New international polls show what the world thinks of Trump's screw-ups — and it's not pretty

Donald Trump campaigned on the claim that the United States was not respected in the world. That it was being laughed at. That other nations considered our country "weak."
Three hundred years and one utterly failed pandemic response into Trump's administration, the world really is laughing at us. Polls show that 64% of people around the world have "no confidence" in Trump as U.S. leader, and even that is being held down by Trump's approval ratings among worldwide fascists. We are absolutely seen as "weak"—and rightly so.
The Washington Post's latest write-up notes a variety of factors, all of them well-known at this point. The U.S. response to the COVID-19 pandemic has been absolutely catastrophic—an incompetent farce blending fascist administration assurances that all is well with a complete inability to manage preparedness, testing, contact tracing, or any unified policies at all. Other nations are returning to normal as rigorous case tracking keeps local outbreaks small and contained; here, caseloads have skyrocketed. Policies remain little different from those in March, or April.
On the foreign policy front, there is none. Trump has no foreign policy other than grift. He insults friendly world leaders as an uncontrollable personality trait.
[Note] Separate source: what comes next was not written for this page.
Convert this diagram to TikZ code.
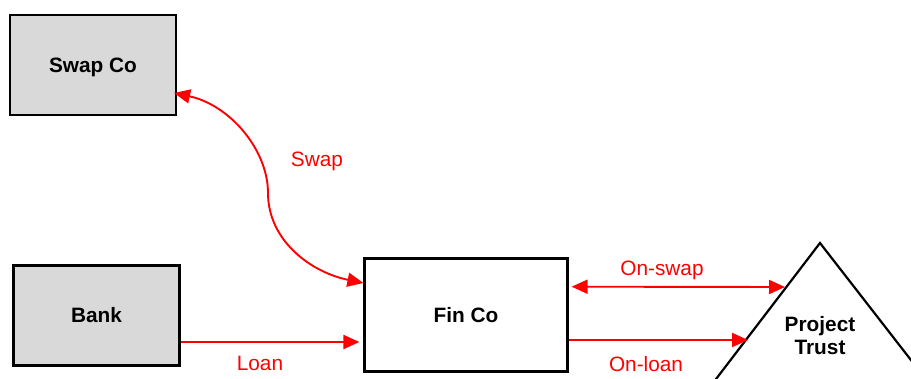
\documentclass[tikz,border=0pt]{standalone}
\usepackage{fontspec}
\setmainfont{Liberation Sans}
\usetikzlibrary{arrows.meta,calc}
\definecolor{boxgray}{HTML}{D9D9D9}
\begin{document}
\begin{tikzpicture}[x=1pt,y=-1pt,
  entity/.style={draw=black,line width=2.2pt,fill=boxgray,minimum width=166pt,minimum height=100pt,inner sep=0pt},
  plainbox/.style={draw=black,line width=2.2pt,fill=white,minimum width=203pt,minimum height=113pt,inner sep=0pt},
  flow/.style={draw=red,line width=1.9pt,-{Triangle[length=16pt,width=14pt]}},
  dflow/.style={draw=red,line width=1.9pt,{Triangle[length=16pt,width=14pt]}-{Triangle[length=16pt,width=14pt]}},
  lbl/.style={text=red,font=\fontsize{20.8}{24}\selectfont,anchor=base,inner sep=0pt},
  blbl/.style={font=\fontsize{20.8}{24}\selectfont\bfseries,anchor=base,inner sep=0pt}]
\useasboundingbox (0,0) rectangle (911,379);
\clip (0,0) rectangle (911,379);
% boxes
\node[entity] (swapco) at (93,65) {};
\node[blbl] at (93,73) {Swap Co};
\node[entity] (bank) at (96.5,315.5) {};
\node[blbl] at (96.5,322.7) {Bank};
\node[plainbox] (finco) at (466,315) {};
\node[blbl] at (466,322.7) {Fin Co};
% triangle (project trust)
\draw[line width=2.2pt,line join=miter] (700,400) -- (820,243) -- (942,400);
\coordinate (trustleftA) at (785,287);
\coordinate (trustleftB) at (748,340);
\node[blbl] (proj) at (820,332) {Project};
\node[blbl] (trust) at (820,355) {Trust};
% connectors
\coordinate (swapstart) at ($(swapco.east)+(-3,28)$);
\coordinate (swapend) at ($(finco.west)+(0,-32)$);
\coordinate (swapmid) at (268,193);
\draw[dflow] (swapstart) .. controls (230,105) and (268,150) .. (swapmid)
  .. controls (268,240) and (310,272) .. (swapend);
\node[lbl] at (317,167) {Swap};
\draw[flow] ($(bank.east)+(0,26.5)$) -- ($(finco.west)+(-4,27)$);
\node[lbl] at (260,371) {Loan};
\draw[dflow] ($(finco.east)+(3,-28.3)$) -- (trustleftA);
\node[lbl] at (662,275.7) {On-swap};
\draw[flow] ($(finco.east)+(0,25)$) -- (trustleftB);
\node[lbl] at (646,372) {On-loan};
\end{tikzpicture}
\end{document}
He waffles back and forth on military matters and alliances according to whatever he has last seen on television or who he has last spoken to, betraying Kurdish allies in Syria as result of a single conversation, threatening South Korea and other nations with the withdrawal of U.S. troops if they do not pony up cash on his say-so, and being contemptuous of female women leaders for no reason other than his own obsessive misogyny.
There is likewise no diplomacy in the Trump era, as in none at all; the State Department and its secretary have zero power to negotiate anything that the incompetent leader will not himself reverse days later. It is a paper tiger. The United States cannot argue itself a champion of democracy because we are plainly not; the administration doesn't give a flying damn about human rights, and the world has ample quotes to prove it.
The Department of Justice is brazenly corrupt. Any notion of U.S. leadership when it comes to either the treatment of journalists or the apolitical application of law is a joke.
It's not even remotely surprising that citizens in other nations are looking at this orange buffoon and his inept, flailing minions and deeming the United States flighty and unreliable. Most people in the world are not pathological about these things. You can't put a leader on the world stage and have him publicly fail at everything, finally culminating in the very public botching of a worldwide pandemic that most large non-authoritarian nations have brought under at least tenuous control, and have nobody notice.
Other nations don't have Fox News, for starters. They don't have that steady stream of public propaganda propping Trump up.
The Post also notes that as the world loses confidence in the United States as a reliable (or even moderately sane) international partner, China is benefiting the most. That's also to be expected; dealing with China has some harsh conditions of its own, but nations needing aid can be relatively sure the conditions will not change from week to week based on a malignant narcissist's television habits.
The real question is how lasting this damage will be. Hollowing out the State Department will take time to repair, but even the most competent new administration will of necessity be changing United States foreign policies back to what they were before all this [string of unprintable expletives] happened, and there's no credible way for any future administration to assure allies things will not go immediately down the tubes again, a few more years down the line.